Location—allocation models jointly specify the optimal locations of service facilities and the allocation of patrons to them. Almost without exception, the allocation rule employed in these models has assumed that patrons wish to use the facility at the least travel cost away from them. Spatial interaction theory suggests that a person's travel behaviour is influenced by many other factors, among them differential facility attractiveness and uncertainty about travel costs, and that the least-cost allocation rule is unrealistic. This paper presents a location—allocation model employing an entropy-maximizing interaction model to allocate patrons to facilities. A heuristic solution procedure is proposed and found to be effective and reasonably efficient for small problems.

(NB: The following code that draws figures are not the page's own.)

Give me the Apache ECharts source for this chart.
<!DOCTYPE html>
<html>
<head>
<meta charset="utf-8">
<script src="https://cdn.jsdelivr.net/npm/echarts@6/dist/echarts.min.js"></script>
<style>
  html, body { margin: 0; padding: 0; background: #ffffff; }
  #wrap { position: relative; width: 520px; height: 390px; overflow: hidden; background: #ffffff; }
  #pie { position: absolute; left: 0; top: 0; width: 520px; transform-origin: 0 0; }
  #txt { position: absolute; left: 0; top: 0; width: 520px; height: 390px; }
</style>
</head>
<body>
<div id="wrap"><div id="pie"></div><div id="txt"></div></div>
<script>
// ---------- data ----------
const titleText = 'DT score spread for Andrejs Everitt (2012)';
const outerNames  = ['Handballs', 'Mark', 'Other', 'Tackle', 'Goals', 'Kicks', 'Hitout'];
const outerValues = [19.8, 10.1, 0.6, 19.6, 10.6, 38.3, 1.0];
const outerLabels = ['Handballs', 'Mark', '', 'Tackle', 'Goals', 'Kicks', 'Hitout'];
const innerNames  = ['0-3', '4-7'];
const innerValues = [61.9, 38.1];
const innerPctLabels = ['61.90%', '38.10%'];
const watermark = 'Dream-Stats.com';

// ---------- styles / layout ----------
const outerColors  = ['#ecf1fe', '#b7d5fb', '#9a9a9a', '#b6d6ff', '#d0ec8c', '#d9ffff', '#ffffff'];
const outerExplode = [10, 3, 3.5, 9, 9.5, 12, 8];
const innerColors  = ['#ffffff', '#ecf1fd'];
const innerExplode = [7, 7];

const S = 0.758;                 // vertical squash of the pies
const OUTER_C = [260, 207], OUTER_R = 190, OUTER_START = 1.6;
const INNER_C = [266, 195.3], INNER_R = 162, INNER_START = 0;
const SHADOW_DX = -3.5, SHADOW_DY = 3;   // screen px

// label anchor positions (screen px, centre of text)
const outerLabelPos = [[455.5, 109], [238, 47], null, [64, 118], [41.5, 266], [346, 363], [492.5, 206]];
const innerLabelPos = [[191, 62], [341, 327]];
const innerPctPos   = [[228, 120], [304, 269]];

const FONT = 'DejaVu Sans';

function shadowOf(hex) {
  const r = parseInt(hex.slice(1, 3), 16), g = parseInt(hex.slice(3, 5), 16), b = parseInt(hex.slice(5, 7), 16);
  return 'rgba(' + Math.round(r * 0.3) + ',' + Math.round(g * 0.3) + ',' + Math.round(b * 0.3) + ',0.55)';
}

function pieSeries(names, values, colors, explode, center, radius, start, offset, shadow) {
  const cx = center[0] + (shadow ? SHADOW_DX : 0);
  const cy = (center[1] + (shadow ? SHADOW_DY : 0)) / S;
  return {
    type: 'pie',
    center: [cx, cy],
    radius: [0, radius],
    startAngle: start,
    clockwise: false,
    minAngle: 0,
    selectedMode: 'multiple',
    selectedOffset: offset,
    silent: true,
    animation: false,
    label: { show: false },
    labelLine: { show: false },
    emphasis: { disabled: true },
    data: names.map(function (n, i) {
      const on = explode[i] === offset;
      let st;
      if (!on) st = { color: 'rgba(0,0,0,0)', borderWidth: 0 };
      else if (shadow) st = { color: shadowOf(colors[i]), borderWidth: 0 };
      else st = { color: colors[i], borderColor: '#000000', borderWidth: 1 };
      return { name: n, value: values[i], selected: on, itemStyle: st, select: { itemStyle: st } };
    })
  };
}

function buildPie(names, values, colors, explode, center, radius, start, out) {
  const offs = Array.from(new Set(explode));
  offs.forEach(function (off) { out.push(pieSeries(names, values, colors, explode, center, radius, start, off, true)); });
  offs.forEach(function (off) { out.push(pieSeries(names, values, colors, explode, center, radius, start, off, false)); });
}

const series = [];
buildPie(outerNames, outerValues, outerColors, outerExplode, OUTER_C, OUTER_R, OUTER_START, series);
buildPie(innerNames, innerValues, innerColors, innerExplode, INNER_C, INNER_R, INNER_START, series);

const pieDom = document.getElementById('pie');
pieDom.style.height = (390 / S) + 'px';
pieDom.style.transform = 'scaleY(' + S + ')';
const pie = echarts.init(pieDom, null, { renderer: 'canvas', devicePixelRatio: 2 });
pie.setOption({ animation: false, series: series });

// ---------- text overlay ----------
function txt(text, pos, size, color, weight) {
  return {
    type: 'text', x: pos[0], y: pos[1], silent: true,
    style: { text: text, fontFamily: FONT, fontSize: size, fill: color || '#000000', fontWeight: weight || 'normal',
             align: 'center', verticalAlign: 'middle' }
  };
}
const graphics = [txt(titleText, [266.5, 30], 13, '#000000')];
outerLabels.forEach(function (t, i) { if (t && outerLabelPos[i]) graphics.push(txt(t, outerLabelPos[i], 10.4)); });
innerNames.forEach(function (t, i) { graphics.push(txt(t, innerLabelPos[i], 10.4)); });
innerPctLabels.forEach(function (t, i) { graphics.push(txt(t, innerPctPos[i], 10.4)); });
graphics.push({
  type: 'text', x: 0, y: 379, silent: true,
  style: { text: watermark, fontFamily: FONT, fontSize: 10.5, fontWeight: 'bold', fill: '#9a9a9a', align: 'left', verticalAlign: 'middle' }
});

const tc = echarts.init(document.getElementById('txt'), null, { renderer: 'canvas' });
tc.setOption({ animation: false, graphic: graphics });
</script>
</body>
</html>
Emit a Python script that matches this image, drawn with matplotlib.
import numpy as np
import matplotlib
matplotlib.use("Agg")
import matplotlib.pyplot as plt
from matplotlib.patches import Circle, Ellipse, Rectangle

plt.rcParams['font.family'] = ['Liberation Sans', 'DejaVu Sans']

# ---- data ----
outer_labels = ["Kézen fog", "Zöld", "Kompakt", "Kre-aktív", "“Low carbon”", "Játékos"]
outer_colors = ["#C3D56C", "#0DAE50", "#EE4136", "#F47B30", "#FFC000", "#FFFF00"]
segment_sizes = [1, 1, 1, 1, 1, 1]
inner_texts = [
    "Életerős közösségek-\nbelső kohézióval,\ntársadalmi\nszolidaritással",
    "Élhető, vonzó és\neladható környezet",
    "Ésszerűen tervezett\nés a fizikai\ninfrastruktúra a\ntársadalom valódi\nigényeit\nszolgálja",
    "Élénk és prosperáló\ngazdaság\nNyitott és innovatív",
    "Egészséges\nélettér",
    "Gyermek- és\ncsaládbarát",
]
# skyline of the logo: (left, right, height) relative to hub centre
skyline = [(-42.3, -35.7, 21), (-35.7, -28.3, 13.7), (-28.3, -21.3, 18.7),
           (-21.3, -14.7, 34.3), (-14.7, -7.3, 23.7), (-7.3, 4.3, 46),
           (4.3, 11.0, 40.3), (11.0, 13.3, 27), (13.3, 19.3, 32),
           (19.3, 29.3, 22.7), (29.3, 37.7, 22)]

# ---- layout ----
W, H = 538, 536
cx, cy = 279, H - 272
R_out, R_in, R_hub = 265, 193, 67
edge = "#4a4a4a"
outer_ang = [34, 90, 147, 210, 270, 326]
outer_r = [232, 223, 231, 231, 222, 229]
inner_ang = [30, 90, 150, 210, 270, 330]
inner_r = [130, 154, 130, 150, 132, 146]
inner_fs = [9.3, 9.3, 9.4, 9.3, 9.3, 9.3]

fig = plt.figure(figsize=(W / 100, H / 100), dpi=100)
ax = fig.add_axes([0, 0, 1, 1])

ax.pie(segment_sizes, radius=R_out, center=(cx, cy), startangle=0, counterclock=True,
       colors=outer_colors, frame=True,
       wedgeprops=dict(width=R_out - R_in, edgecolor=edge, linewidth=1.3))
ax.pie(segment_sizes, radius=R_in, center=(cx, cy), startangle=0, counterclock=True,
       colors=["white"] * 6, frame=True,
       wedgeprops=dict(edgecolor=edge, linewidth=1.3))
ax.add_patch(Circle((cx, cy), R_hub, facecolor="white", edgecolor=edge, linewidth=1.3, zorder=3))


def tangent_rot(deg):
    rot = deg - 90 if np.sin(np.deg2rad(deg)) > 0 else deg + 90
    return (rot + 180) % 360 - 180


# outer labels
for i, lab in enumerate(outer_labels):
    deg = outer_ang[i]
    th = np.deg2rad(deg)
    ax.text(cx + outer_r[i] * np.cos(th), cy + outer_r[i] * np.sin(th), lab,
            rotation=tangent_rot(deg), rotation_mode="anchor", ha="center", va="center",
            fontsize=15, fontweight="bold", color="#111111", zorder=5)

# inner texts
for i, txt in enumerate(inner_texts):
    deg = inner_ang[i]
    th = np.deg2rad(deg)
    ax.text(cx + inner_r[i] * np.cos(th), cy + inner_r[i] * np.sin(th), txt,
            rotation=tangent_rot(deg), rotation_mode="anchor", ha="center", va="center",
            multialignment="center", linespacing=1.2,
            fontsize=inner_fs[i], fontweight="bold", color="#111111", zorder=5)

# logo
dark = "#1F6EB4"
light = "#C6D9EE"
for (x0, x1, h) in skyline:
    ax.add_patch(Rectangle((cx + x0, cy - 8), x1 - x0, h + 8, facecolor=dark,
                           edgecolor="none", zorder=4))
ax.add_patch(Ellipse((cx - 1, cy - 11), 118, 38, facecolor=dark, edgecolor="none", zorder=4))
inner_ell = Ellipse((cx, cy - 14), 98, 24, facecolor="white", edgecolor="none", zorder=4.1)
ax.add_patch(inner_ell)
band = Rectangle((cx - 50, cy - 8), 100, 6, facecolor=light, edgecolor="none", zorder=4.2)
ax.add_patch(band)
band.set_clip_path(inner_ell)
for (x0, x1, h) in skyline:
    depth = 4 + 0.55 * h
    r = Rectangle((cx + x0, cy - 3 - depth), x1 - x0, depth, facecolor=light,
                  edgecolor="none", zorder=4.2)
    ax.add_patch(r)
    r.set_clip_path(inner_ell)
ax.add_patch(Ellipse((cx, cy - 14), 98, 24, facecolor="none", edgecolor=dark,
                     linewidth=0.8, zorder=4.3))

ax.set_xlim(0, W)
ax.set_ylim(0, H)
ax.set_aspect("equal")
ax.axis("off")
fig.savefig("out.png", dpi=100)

Insofar as travel behaviour in the system is suboptimal, the location—allocation model produces suboptimal solutions. In the interests of providing realistic solutions to real-world problems, however, it is essential that planners accommodate the behaviour of those they plan for, be it normative or not.

Suggested Citation

  • M J Hodgson, 1978. "Toward More Realistic Allocation in Location—Allocation Models: An Interaction Approach," Environment and Planning A, , vol. 10(11), pages 1273-1285, November.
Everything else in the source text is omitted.